L’actrice reste discrète, ne fait pas de vagues. Jusqu’au jour où, alors qu’elle performe le spectacle L’Étrange intérieur de Florence Klein devant un public d’enfants, son regard croise les yeux d’une petite spectatrice noire. «Je me suis reconnue en elle. J’étais très émue. La vision de mon existence à cet endroit, lui donnait l’ouverture de se voir elle-même dans n’importe quel avenir qu’elle souhaiterait. J’ai eu envie de raconter ma petite histoire et celle de ma famille parce que j’ai compris que rien que ça, ça pouvait avoir un impact. C’était politique.»

Intime conviction
Se jeter à l’eau. Nager contre vents et marées du cap de l’ignorance vers celui de la connaissance.
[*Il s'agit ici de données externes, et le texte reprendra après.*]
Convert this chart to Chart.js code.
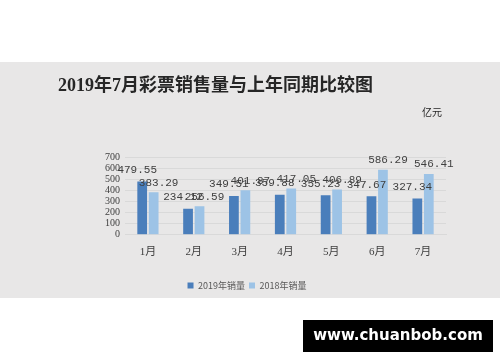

Ainsi dans Belle Dame, le premier seul en scène de Jessica Fanhan, une jeune femme reçoit un jour une lettre de sa grand-mère décédée, que l’on dit «belle dame», c’est-à-dire sorcière. Elle l’invite à la rejoindre sur l’île de ses ancêtres. En quête de ses racines, la jeune femme accepte. Ce qu’elle y trouve dépasse les frontières du réel et du visible. Baignée de sensations et d’images nouvelles, reconnectée aux femmes de sa lignée, elle en ressort transformée. Puissante.

«J’ai l’impression que tout ce que j’ai pu faire dans ma vie, c’est parce que je me suis imaginé le faire »

Jessica Fanhan

«Je suis partie d’une légende familiale qui entoure ma grand-mère mais je m’en détache très vite», explique Jessica Fanhan. «Je prends la figure de la sorcière parce qu’étant originaire de la Guadeloupe, j’ai grandi avec le Quimbois, un mélange de vaudou et d’autres croyances et superstitions.»
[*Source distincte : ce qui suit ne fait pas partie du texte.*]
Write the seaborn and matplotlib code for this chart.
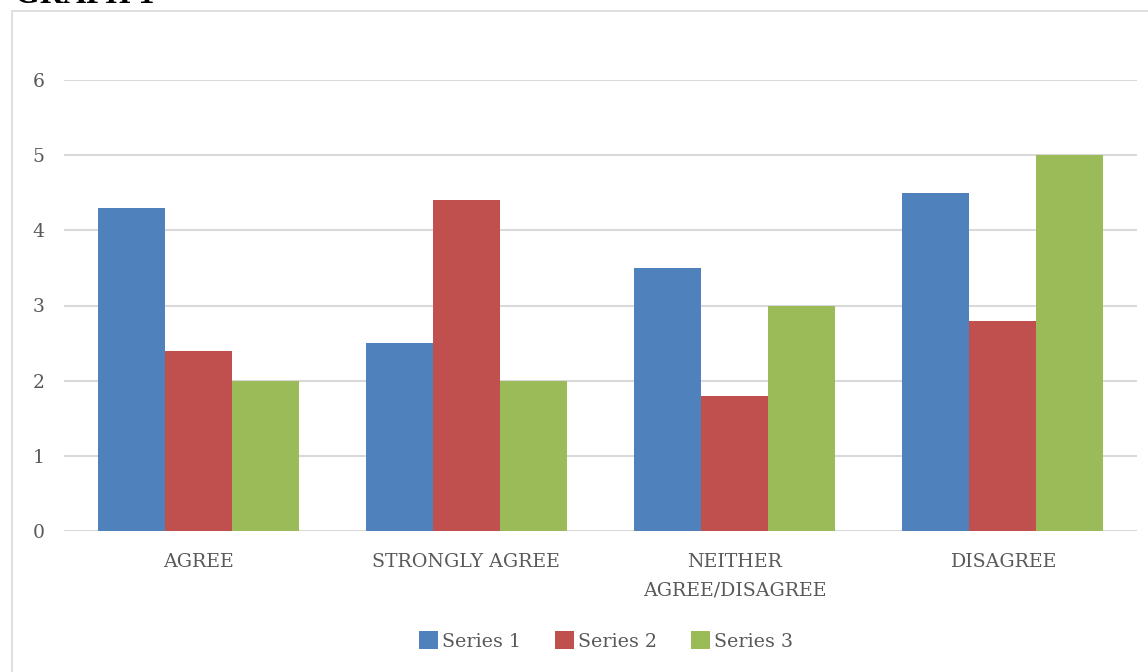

Petite, elle fait elle-même l’expérience du surnaturel. «Pour nous, l’invisible était présent et tout ne s’expliquait pas de manière rationnelle. Dans Belle Dame, j’explique que j’entendais des voix, j’entendais frapper à la porte et je disais d’entrer. Mais, il n’y avait personne. Ma mère me disait de surtout ne pas laisser entrer et qu’on pourrait utiliser ma voix à mauvais escient»
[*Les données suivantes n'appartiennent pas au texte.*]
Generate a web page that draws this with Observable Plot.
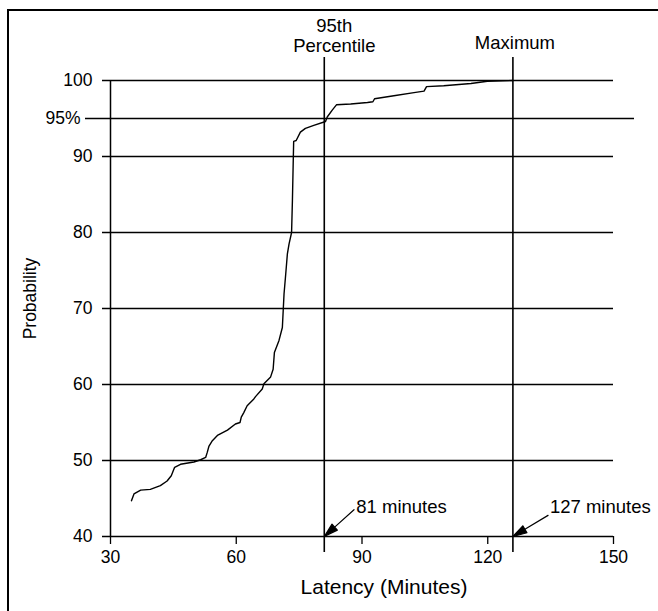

Aujourd’hui, ces croyances sont encore profondément ancrées dans l’esprit de Jessica Fanhan. «Je ne peux pas être que rationnelle. Je sais qu’il y a un pouvoir invisible sur les choses. Je lis beaucoup sur les énergies. Il y a des choses que les scientifiques ne parviennent pas à expliquer. On nous dit que les molécules sont remplies à 99,999% de vide. Alors c’est quoi ce vide ?»

Dans Belle Dame, la grand-mère défunte communique avec sa petite-fille par le rêve. Elle lui transmet une forme d’intuition exacerbée, le pouvoir de se projeter, de voir ce qui pourrait bien arriver. «J’ai l’impression que tout ce que j’ai pu faire dans ma vie, c’est parce que je me suis imaginé le faire. Tout à l’heure, j’ai été prise d’émotion devant ma petite école. Je me revois dans ce qui me semblait alors immense. Comment ai-je pu me voir actrice ? Dans ce petit village perdu, dans une famille qui ne savait pas du tout comment faire. Je pouvais avoir des doutes sur tout mais là, c’était d’une évidence implacable, c’était une certitude en moi.»